Ainda em temática política e cultural, LO QUE PASÓ EN HAWAii e LA MuDANZA transparecem, respectivamente, uma crítica à apropriação e degradação dos Estados Unidos ao território de Porto Rico e o reconhecimento e agradecimento de suas raízes. O país caribenho vive, há muito tempo, um conflito de interesses entre a população e suas autoridades, graças a um ‘acordo’ histórico no século XX, o qual sustentava a independência da região às custas de uma intervenção econômica e política dos EUA, que funciona até os dias atuais. A maioria da nação porto-riquenha deseja o rompimento da aliança, pois suas raízes latinas estão sendo esquecidas, sua natureza degradada e a independência foi apenas uma máscara para a submissão aos norte-americanos.
Para aliviar a tensão que o disco carrega com as críticas e contextos históricos, Benito Antonio Martínez decide por cantar sobre decepções e alegrias em seus romances vividos, muitas delas, em contexto de saudade. Alguns desses hits ganharam videoclipes, como BAILE INoLVIDABLE e PIToRRO DE COCO. Nas canções, é possível interpretar o luto por um amor perdido que é inesquecível, ou seja, a saudade de uma pessoa que foi tão importante em sua vida que, mesmo não presente, segue na memória. Assim como essa dança de nostalgia, KLOuFRENS trata também sobre a solidão em meio às festas, mas com uma diferença, não é somente sobre relembrar o passado como também se perguntar o que aquele ex-parceiro está fazendo enquanto o outro está sofrendo.
Além disso, Bad Bunny expõe a raiva depois que o amor já não se manifesta entre as pessoas do relacionamento, como os erros cometidos em diversos aspectos ficam perceptíveis, desse modo, podendo digerir a relação e seguir em frente, como em BOKeTE e TURiSTA. Mas não é somente de sentimentos ruins e saudade que podem definir os relacionamentos do cantor, afinal, ele ainda acredita em amor verdadeiro e nas paixões momentâneas inesquecíveis, assim como canta em WELTiTA e PERFuMITO NUEVO.

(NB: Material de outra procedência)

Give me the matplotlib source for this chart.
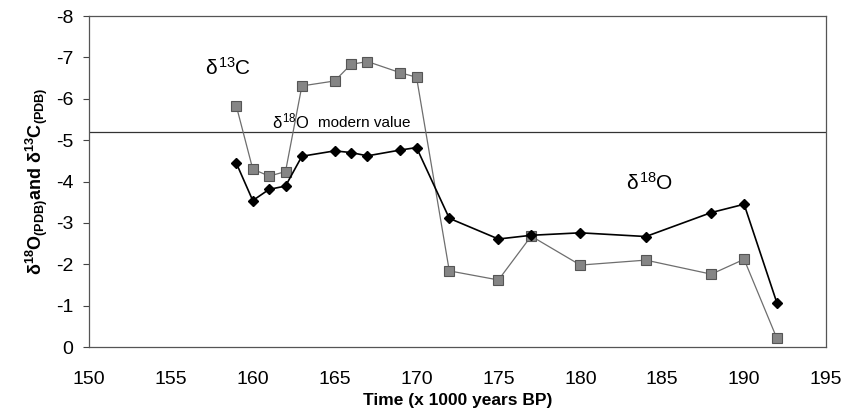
import matplotlib
matplotlib.use("Agg")
import matplotlib.pyplot as plt

plt.rcParams['font.family'] = ['Liberation Sans', 'DejaVu Sans']
plt.rcParams['mathtext.fontset'] = 'custom'
plt.rcParams['mathtext.rm'] = 'Liberation Sans'
plt.rcParams['mathtext.it'] = 'Liberation Sans'
plt.rcParams['mathtext.bf'] = 'Liberation Sans:bold'

# --- DATA ---
time_o18 = [159, 160, 161, 162, 163, 165, 166, 167, 169, 170, 172, 175, 177, 180, 184, 188, 190, 192]
d18o = [-4.44, -3.54, -3.81, -3.89, -4.61, -4.74, -4.70, -4.62, -4.76, -4.82,
        -3.11, -2.61, -2.70, -2.76, -2.67, -3.25, -3.45, -1.07]

time_c13 = [159, 160, 161, 162, 163, 165, 166, 167, 169, 170, 172, 175, 177, 180, 184, 188, 190, 192]
d13c = [-5.82, -4.30, -4.13, -4.24, -6.31, -6.43, -6.83, -6.90, -6.63, -6.52,
        -1.84, -1.62, -2.68, -1.98, -2.10, -1.76, -2.12, -0.21]

modern_d18o = -5.2

x_ticks = [150, 155, 160, 165, 170, 175, 180, 185, 190, 195]
y_ticks = [0, -1, -2, -3, -4, -5, -6, -7, -8]

fig = plt.figure(figsize=(8.45, 4.2), dpi=100)
ax = fig.add_axes([0.1053, 0.1738, 0.8722, 0.7881])

ax.plot(time_c13, d13c, color='#6e6e6e', lw=0.9, marker='s', ms=6.7,
        mfc='#858585', mec='#555555', mew=0.8, zorder=3)
ax.plot(time_o18, d18o, color='black', lw=1.2, marker='D', ms=5,
        mfc='black', mec='black', zorder=4)
ax.axhline(modern_d18o, color='#333333', lw=0.9, zorder=2)

ax.text(158.5, -6.74, r'$\delta^{13}$C', fontsize=15, ha='center', va='center')
ax.text(184.2, -3.96, r'$\delta^{18}$O', fontsize=15, ha='center', va='center')
ax.text(162.3, -5.45, r'$\delta^{18}$O', fontsize=12, ha='center', va='center')
ax.text(164.0, -5.42, 'modern value', fontsize=11, ha='left', va='center')

ax.set_xlim(150, 195)
ax.set_ylim(0, -8)
ax.set_xticks(x_ticks)
ax.set_yticks(y_ticks)
ax.set_yticklabels([str(v) for v in y_ticks])
ax.tick_params(axis='x', length=0, pad=17, labelsize=14)
ax.tick_params(axis='y', length=4.3, pad=7, labelsize=14, color='#444444')

for sp in ax.spines.values():
    sp.set_color('#555555')
    sp.set_linewidth(0.9)

ax.set_xlabel('Time (x 1000 years BP)', fontsize=12.5, fontweight='bold', labelpad=4)
ax.set_ylabel(r'$\mathbf{\delta^{18}O_{(PDB)}and\ \delta^{13}C_{(PDB)}}$', fontsize=13, labelpad=4)

fig.savefig('out.png', dpi=100)
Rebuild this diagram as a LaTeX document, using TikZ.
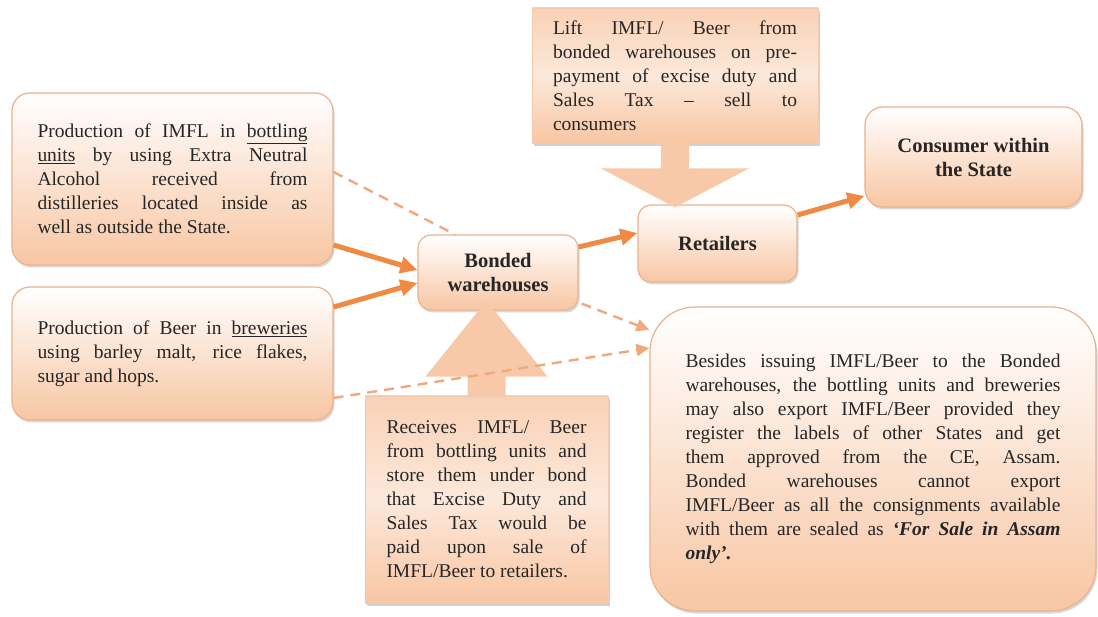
\documentclass[tikz,border=0pt]{standalone}
\usepackage{fontspec}
\setmainfont{Liberation Serif}
\usetikzlibrary{arrows.meta,calc,shadows}
\definecolor{peach}{HTML}{F8C6A3}
\definecolor{peachline}{HTML}{EAB28E}
\definecolor{flow}{HTML}{EF8A45}
\definecolor{flowdash}{HTML}{F0A87C}
\tolerance=10000
\hbadness=10000

\begin{document}
\begin{tikzpicture}[x=1pt, y=-1pt,
    txt/.style={text=black!85, font=\fontsize{19.5}{24}\selectfont, align=justify, inner sep=4pt},
    roundbox/.style={txt, draw=peachline, line width=1.2pt, rounded corners=18pt,
      top color=white, bottom color=peach,
      drop shadow={shadow xshift=1.5pt, shadow yshift=-2.5pt, opacity=.3}},
    headbox/.style={roundbox, rounded corners=13pt, font=\bfseries\fontsize{20.5}{24}\selectfont, align=center},
    notebox/.style={txt, draw=peachline!70, line width=.8pt,
      top color=peach!80, bottom color=peach, middle color=peach!40,
      drop shadow={shadow xshift=2pt, shadow yshift=-3pt, opacity=.35}},
    blockarrow/.style={fill=peach!95!white}]
\useasboundingbox (0,0) rectangle (1098,617);
\fill[white] (0,0) rectangle (1098,617);

\node[roundbox, text width=270pt, minimum width=321pt, minimum height=172pt] (1) at (172.5,179)
  {Production of IMFL in \underline{bottling}\linebreak \underline{units} by using Extra Neutral\linebreak Alcohol received from\linebreak distilleries located inside as\linebreak well as outside the State.};
\node[roundbox, text width=270pt, minimum width=321pt, minimum height=133pt] (2) at (172.5,353.5)
  {Production of Beer in \underline{breweries}\linebreak using barley malt, rice flakes,\linebreak sugar and hops.};
\node[headbox, minimum width=160pt, minimum height=75pt] (3) at (498,272.5) {Bonded\\warehouses};
\node[headbox, minimum width=159pt, minimum height=77pt] (4) at (717.5,243.5) {Retailers};
\node[headbox, rounded corners=18pt, minimum width=217pt, minimum height=100pt] (5) at (973.5,157) {Consumer within\\the State};
\node[notebox, text width=244pt, minimum width=286pt, minimum height=135pt] (6) at (675,75.5)
  {Lift IMFL/ Beer from\linebreak bonded warehouses on pre-\linebreak payment of excise duty and\linebreak Sales Tax – sell to\linebreak consumers};
\node[notebox, text width=200pt, minimum width=243pt, minimum height=207pt] (7) at (486.5,499.5)
  {Receives IMFL/ Beer\linebreak from bottling units and\linebreak store them under bond\linebreak that Excise Duty and\linebreak Sales Tax would be\linebreak paid upon sale of\linebreak IMFL/Beer to retailers.};
\node[roundbox, rounded corners=45pt, text width=375pt, minimum width=446pt, minimum height=304pt] (8) at (873,459)
  {Besides issuing IMFL/Beer to the Bonded\linebreak warehouses, the bottling units and breweries\linebreak may also export IMFL/Beer provided they\linebreak register the labels of other States and get\linebreak them approved from the CE, Assam.\linebreak Bonded warehouses cannot export\linebreak IMFL/Beer as all the consignments available\linebreak with them are sealed as \textbf{\itshape ‘For Sale in Assam\linebreak only’.}};

\fill[blockarrow] ($(6.south)+(-14,0)$) -- ++(0,25) -- ++(-60,0)
  -- ($(6.south |- 4.north)+(0,3)$) -- ($(6.south)+(74,25)$)
  -- ++(-60,0) -- ($(6.south)+(14,0)$) -- cycle;
\fill[blockarrow] ($(7.north)+(-19,0)$) -- ++(0,-19) -- ++(-42,0)
  -- ($(7.north |- 3.south)+(0,-10)$) -- ($(7.north)+(61,-19)$)
  -- ++(-42,0) -- ($(7.north)+(19,0)$) -- cycle;

\begin{scope}[draw=flowdash, line width=2.4pt, dash pattern=on 10pt off 7pt]
    \draw ([yshift=7pt]1.east) -- ([xshift=-43pt]3.north);
    \draw[-{Triangle[length=13pt,width=12pt]}] ([xshift=3pt,yshift=7pt]3.south east) -- ([yshift=129pt]8.west);
    \draw[-{Triangle[length=13pt,width=12pt]}] ([yshift=-44.5pt]2.east) -- ([yshift=111pt]8.west);
\end{scope}
\begin{scope}[draw=flow, line width=5pt, -{Triangle[length=17pt,width=16pt]}]
    \draw ([yshift=-66pt]1.east) -- ([yshift=2.5pt]3.west);
    \draw ([yshift=46.5pt]2.east) -- ([yshift=-10.5pt]3.west);
    \draw ([yshift=25.5pt]3.east) -- ([yshift=10.5pt]4.west);
    \draw ([yshift=28.5pt]4.east) -- ([yshift=-39pt]5.west);
\end{scope}
\end{tikzpicture}
\end{document}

Para completar o álbum de maneira emocionante, Bad Bunny abre seu coração com a música que leva o nome do disco de forma abreviada, DtMF, que ganha um videoclipe com direito a curta-metragem. DeBÍ TiRAR MáS FOToS é uma belíssima canção que discorre sobre o arrependimento de não ter aproveitado o presente quando pessoas queridas ainda estavam presentes. No clipe, essa representação é uma analogia a Porto Rico antes da exploração exagerada dos Estados Unidos e a dissolução da cultura latina para a norte-americana.
A música foi tão impactante para o povo porto-riquenho e os latinos em geral que tornou-se uma trend no TikTok, que teve um alcance de mais de um milhão de posts – neles, os usuários mostram alguém ou algo que desejavam muito que estivesse aqui novamente para aproveitar os momentos vividos. Porém, o que teve mais efeito foi o mini filme, com mais de 18 milhões de views, que representa como os países latinos mudam graças à evolução da tecnologia e o capitalismo, com suas culturas sumindo e virando lugares homogêneos, sem diversidade e histórias.
Benito Antonio Martínez, para além das canções, ritmos latinos e videoclipes, quis aprofundar sobre o tema e contribuir para o não esquecimento da história de seu povo e, ao lançar seus visualizers de suas músicas, decidiu por colocar em cada um deles um fato histórico sobre Porto Rico. Portanto, o novo álbum de Bad Bunny é um ato de revolução, que se infiltra por dentro da indústria musical e retorna o orgulho de latinos para latinos.